**REQUIRED WORK**
Copy out all lines with the word "this" in them.

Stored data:

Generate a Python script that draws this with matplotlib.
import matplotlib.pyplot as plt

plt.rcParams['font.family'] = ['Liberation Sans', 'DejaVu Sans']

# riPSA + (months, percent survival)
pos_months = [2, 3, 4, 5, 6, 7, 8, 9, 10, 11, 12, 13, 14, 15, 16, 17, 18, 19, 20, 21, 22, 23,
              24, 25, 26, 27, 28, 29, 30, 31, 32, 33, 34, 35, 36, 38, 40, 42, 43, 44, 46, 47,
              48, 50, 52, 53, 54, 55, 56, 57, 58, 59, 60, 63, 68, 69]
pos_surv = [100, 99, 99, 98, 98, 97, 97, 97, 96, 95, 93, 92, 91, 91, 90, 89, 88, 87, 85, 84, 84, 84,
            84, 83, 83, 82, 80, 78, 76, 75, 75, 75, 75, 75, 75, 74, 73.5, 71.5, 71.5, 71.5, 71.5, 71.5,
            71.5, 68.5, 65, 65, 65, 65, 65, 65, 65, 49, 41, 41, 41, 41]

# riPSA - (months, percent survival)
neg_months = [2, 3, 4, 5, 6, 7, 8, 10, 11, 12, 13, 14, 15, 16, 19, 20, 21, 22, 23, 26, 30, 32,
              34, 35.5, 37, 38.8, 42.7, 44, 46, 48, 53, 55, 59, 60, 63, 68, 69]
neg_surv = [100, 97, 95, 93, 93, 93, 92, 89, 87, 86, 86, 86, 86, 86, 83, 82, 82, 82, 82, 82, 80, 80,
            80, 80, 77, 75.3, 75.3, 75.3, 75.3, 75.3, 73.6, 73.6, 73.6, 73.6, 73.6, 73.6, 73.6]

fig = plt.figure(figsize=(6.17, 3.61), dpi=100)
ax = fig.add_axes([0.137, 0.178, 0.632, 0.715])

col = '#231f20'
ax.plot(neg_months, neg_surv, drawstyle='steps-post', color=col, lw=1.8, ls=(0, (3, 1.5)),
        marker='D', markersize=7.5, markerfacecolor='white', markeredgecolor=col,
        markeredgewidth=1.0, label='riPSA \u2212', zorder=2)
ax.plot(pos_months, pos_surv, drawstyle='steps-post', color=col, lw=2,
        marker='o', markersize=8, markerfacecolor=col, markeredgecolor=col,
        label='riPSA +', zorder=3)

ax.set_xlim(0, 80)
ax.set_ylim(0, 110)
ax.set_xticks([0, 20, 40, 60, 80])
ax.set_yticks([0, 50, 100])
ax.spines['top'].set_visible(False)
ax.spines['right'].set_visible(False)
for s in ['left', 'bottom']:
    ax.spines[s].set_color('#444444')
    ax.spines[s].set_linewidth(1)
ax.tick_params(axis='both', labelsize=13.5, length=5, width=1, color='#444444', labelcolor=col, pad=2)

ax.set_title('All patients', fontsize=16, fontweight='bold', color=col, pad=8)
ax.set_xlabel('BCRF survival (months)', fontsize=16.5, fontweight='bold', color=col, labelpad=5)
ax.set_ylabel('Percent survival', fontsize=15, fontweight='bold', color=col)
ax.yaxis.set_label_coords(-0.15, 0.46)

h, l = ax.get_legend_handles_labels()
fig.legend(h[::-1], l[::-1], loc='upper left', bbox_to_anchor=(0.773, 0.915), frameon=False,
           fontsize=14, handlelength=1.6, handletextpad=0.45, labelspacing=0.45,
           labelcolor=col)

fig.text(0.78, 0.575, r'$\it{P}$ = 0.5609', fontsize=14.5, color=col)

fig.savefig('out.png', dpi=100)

==

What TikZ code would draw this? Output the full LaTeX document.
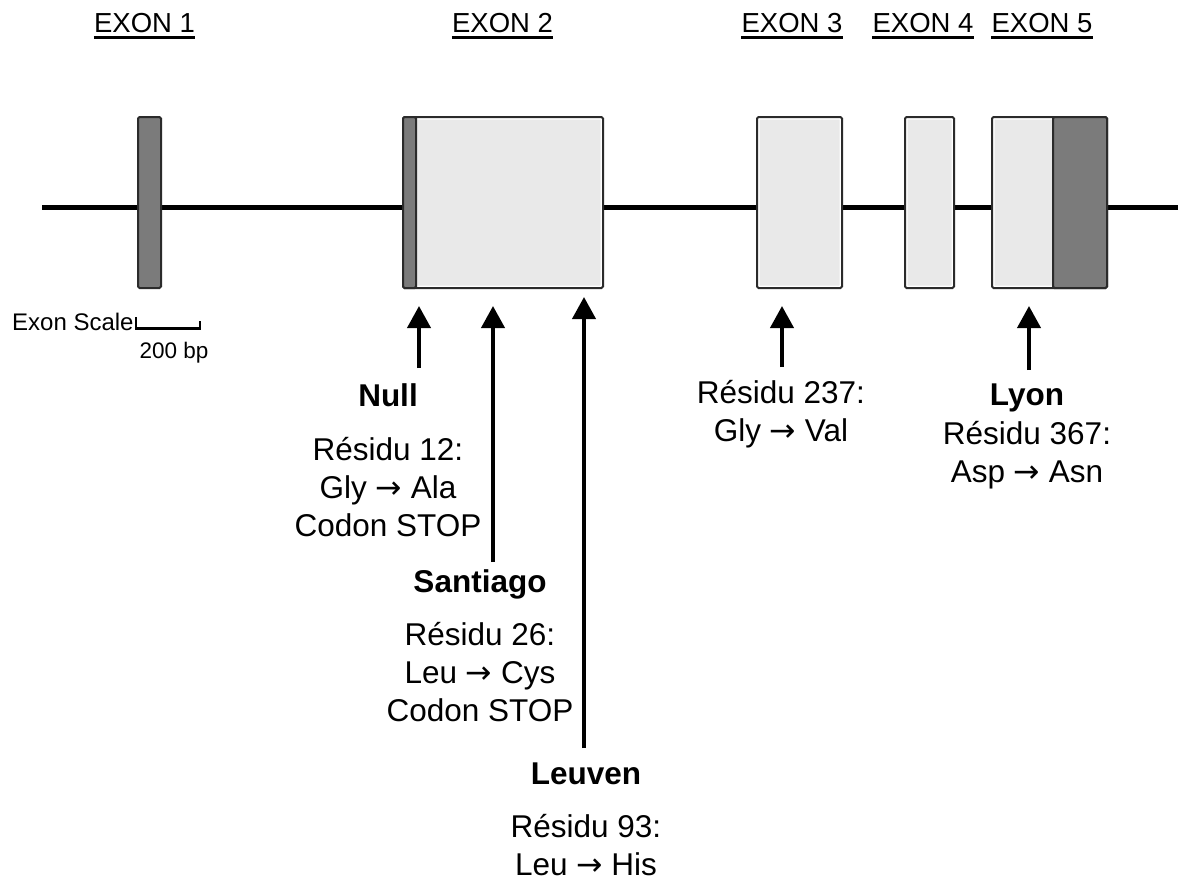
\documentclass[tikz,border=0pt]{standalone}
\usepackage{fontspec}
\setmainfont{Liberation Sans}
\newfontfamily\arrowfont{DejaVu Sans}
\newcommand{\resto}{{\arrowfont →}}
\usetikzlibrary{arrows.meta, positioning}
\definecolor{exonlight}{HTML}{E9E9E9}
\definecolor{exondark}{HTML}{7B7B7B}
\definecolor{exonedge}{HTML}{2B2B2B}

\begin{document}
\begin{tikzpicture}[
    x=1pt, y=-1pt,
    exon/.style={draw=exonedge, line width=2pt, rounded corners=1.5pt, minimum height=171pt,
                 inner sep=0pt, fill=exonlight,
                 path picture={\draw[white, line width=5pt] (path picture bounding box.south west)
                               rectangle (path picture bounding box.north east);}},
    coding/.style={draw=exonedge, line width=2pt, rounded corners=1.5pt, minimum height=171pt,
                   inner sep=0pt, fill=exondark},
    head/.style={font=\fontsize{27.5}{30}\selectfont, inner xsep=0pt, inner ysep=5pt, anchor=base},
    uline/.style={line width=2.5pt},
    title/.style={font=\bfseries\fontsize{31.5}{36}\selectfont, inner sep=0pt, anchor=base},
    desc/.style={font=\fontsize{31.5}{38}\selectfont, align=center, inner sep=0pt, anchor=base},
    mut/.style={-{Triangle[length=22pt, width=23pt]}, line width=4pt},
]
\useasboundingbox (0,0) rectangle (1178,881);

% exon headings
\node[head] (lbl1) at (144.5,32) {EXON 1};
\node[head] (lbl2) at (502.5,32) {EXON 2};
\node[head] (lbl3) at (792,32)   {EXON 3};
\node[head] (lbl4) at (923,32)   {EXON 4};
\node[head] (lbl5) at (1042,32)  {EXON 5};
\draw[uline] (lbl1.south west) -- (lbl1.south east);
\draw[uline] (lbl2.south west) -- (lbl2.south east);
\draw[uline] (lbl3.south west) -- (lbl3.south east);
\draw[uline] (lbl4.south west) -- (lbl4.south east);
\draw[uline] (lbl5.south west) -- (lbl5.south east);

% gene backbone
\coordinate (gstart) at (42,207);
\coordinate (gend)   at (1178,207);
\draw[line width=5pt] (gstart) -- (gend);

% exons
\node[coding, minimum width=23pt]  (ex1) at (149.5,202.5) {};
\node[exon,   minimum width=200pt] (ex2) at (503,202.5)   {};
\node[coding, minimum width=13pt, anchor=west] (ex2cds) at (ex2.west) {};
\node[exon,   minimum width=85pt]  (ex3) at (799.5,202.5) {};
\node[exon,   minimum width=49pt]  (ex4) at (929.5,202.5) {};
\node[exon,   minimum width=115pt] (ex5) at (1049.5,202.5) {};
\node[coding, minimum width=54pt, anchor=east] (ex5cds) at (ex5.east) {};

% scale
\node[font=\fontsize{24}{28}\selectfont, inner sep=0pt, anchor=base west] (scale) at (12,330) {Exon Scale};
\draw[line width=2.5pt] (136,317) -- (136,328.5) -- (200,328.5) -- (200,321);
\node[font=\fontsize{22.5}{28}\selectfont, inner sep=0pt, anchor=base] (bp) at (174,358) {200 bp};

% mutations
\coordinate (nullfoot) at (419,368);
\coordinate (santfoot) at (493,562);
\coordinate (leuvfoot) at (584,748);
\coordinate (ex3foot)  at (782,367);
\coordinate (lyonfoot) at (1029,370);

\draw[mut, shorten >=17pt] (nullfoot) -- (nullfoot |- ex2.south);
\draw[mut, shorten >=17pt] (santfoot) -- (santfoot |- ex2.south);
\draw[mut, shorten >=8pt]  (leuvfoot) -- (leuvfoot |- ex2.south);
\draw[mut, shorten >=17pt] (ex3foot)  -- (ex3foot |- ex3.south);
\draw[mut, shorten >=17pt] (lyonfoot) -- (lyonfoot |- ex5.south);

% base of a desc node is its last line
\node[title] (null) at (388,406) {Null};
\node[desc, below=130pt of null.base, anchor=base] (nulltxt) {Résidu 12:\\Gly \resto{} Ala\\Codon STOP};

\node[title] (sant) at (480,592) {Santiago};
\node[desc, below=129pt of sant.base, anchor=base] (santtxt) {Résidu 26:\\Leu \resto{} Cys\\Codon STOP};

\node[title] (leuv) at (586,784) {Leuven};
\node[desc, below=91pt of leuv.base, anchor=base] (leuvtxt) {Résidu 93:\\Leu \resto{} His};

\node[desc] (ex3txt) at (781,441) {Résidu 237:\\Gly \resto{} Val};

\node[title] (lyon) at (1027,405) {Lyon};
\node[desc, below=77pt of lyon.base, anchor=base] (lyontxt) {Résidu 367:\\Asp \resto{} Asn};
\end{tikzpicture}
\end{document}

**EXPECTED ANSWER**
Generate a Python script that draws this with matplotlib.
What TikZ code would draw this? Output the full LaTeX document.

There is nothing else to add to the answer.